Running out of capital
With the vast majority of South Africans being severely underfunded for retirement, running out of capital is a very real fear of most retirees. The stress of living off a fixed income amidst escalating costs of living and turbulent investment markets cannot be understated. The best way to allay these fears is to meet regularly with your advisor to review your plan and to ensure that your expenditure remains controlled and in line with your budget.
Boredom and depression
Many retirees are at risk of suffering from boredom and depression in their retirement years, especially as their friends and loved ones fall ill or pass on. This can be exacerbated when adult children move overseas or where they are forced to move into frail care. From our experience, pre-retirees need to give more careful thought and planning around what they actually intend doing in retirement. As a relatively healthy 65 year old, you have to consider the reality of being retired for 30 years and give careful thought how you intend to spend your time. If you haven’t carefully planned for an active, socially engaged retirement, boredom and depression could be realities for you. When drafting your retirement plan, ensure that your hobbies, entertainment and activities are budgeted for so that you do not find yourself in a position where you are unable to afford the lifestyle you wanted in retirement.

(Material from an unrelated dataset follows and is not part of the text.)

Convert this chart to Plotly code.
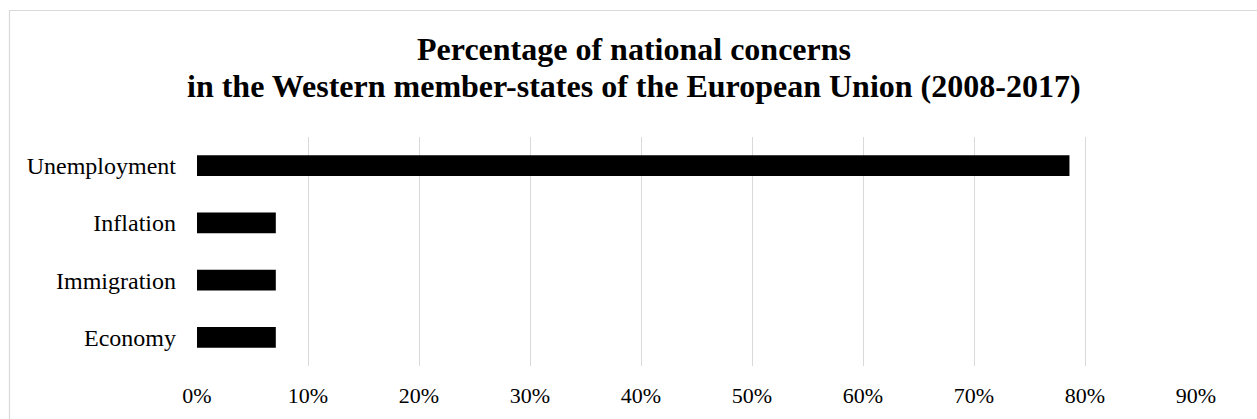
import plotly.graph_objects as go

categories = ["Unemployment", "Inflation", "Immigration", "Economy"]
values = [0.786, 0.071, 0.071, 0.071]
tick_vals = [0, 0.1, 0.2, 0.3, 0.4, 0.5, 0.6, 0.7, 0.8, 0.9]
tick_text = ["0%", "10%", "20%", "30%", "40%", "50%", "60%", "70%", "80%", "90%"]
title_lines = ["Percentage of national concerns",
               "in the Western member-states of the European Union (2008-2017)"]

W, H = 1257, 419
ml, mr, mt, mb = 197, 61, 137, 53
pw, ph = W - ml - mr, H - mt - mb
FONT = "Liberation Serif, Times New Roman, serif"

fig = go.Figure(go.Bar(
    x=values, y=categories, orientation="h",
    marker=dict(color="black", line=dict(width=0)),
    hoverinfo="skip",
))

def px_to_paper_x(px):
    return (px - ml) / pw

def px_to_paper_y(py):
    return (H - mb - py) / ph

title_centers = [49, 86]
annotations = [
    dict(text="<b>%s</b>" % t, xref="paper", yref="paper",
         x=px_to_paper_x(634), y=px_to_paper_y(cy),
         xanchor="center", yanchor="middle", showarrow=False,
         font=dict(size=32, family=FONT, color="black"))
    for t, cy in zip(title_lines, title_centers)
]

fig.update_layout(
    width=W, height=H,
    margin=dict(l=ml, r=mr, t=mt, b=mb),
    paper_bgcolor="white", plot_bgcolor="white",
    bargap=0.64,
    showlegend=False,
    font=dict(family=FONT, color="black"),
    annotations=annotations,
    xaxis=dict(
        range=[0, 0.9], tickvals=tick_vals, ticktext=tick_text,
        showgrid=True, gridcolor="#d9d9d9", gridwidth=1.4,
        zeroline=False, showline=False, ticks="",
        tickfont=dict(size=22, color="black"),
        ticklabelstandoff=14,
        fixedrange=True,
    ),
    yaxis=dict(
        autorange="reversed", showgrid=False, zeroline=False, showline=False,
        ticks="", tickfont=dict(size=24, color="black"),
        ticklabelstandoff=20,
        fixedrange=True,
    ),
    shapes=[dict(
        type="rect", xref="paper", yref="paper",
        x0=px_to_paper_x(9.5), x1=px_to_paper_x(W + 10),
        y0=px_to_paper_y(H + 10), y1=px_to_paper_y(10.5),
        line=dict(color="#d9d9d9", width=1.2), fillcolor="rgba(0,0,0,0)",
        layer="below",
    )],
)

fig.write_html("out.html", config={"displayModeBar": False},
               post_script="document.body.style.margin='0';document.body.style.overflow='hidden';")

Physical incapacity can be enormously frustrating for retirees as it hampers their ability to get around, perform their daily activities, engage in exercise, and attend to their personal affairs. As retirees become less mobile, possibly even losing the ability to drive, they inevitably become more dependent on others to assist them. This can be enormously stressful particularly where their adult children live far away or overseas, or where they don’t have a reliable support system that they can rely on. From a planning perspective, retirees who suffer from physical incapacity may need to consider giving a loved one or close friend a power of attorney over their affairs as this will make it easier for them to transact and manage their affairs, especially when it comes to standing in queues at banks, home affairs or other departments.

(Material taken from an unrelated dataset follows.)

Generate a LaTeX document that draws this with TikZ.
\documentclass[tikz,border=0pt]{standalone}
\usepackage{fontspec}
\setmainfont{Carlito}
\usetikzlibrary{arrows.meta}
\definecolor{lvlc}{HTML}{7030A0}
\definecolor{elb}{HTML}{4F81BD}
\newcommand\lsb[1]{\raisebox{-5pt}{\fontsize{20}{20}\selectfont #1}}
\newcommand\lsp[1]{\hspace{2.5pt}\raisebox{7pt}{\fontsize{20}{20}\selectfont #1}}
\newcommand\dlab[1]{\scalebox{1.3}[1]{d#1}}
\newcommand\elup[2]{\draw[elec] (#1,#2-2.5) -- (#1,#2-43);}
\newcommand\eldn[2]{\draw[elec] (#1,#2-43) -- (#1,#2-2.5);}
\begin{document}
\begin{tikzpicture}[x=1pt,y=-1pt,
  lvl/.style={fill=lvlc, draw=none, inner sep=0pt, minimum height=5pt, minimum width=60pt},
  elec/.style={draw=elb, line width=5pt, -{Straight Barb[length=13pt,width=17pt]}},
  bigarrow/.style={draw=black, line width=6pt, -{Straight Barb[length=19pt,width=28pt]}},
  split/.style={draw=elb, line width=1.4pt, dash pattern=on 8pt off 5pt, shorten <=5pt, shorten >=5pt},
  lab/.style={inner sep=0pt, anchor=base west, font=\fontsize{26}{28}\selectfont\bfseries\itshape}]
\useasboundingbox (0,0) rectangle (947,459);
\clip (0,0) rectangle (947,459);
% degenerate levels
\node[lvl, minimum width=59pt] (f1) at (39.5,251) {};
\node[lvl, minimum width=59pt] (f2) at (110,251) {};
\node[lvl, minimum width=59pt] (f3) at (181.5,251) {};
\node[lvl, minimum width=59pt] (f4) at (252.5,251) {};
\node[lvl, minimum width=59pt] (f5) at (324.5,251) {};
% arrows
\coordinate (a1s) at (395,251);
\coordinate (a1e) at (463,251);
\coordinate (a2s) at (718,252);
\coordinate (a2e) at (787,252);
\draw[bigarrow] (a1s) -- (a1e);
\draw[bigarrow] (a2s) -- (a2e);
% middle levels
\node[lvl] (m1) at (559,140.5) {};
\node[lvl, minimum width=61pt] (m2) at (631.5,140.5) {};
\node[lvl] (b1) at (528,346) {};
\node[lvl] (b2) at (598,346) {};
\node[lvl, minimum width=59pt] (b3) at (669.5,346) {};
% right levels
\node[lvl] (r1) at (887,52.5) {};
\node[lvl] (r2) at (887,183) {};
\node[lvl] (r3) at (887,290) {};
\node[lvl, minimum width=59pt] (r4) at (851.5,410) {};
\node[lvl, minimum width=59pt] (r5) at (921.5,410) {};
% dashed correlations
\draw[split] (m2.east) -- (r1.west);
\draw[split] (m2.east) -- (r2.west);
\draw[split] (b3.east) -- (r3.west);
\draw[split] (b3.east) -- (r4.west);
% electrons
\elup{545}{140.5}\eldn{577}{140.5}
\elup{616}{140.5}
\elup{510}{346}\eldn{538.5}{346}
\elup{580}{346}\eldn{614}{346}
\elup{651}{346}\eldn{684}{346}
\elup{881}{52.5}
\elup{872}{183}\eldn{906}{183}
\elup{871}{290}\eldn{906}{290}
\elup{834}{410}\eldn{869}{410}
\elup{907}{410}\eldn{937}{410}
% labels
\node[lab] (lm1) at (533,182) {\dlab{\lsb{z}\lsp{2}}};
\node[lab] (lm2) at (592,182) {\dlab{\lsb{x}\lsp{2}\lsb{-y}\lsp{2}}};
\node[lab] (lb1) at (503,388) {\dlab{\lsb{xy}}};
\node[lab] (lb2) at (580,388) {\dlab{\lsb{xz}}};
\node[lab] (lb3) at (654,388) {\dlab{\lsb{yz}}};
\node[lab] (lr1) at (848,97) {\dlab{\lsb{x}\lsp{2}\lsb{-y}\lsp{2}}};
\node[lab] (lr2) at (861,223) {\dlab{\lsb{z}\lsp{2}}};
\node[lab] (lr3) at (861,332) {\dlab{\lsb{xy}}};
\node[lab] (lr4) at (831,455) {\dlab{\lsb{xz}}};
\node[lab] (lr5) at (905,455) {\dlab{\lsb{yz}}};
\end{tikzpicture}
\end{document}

A dementia diagnosis is devastating for all parties involved, but from a financial planning point of view there is much that can be done in terms of future planning. If you’re concerned about your mental acuity, it is better from both a medical and financial perspective to get an early diagnosis. Waiting until your mental faculties have substantially deteriorated may inhibit your ability to put effective plans in place to have your affairs managed – for instance, if you lack full mental capacity you will be unable to update your Will or enter into contracts. An early diagnosis will also allow you and your advisor to make provision in your plan for private nursing, home care or whatever type of care you envisage for yourself.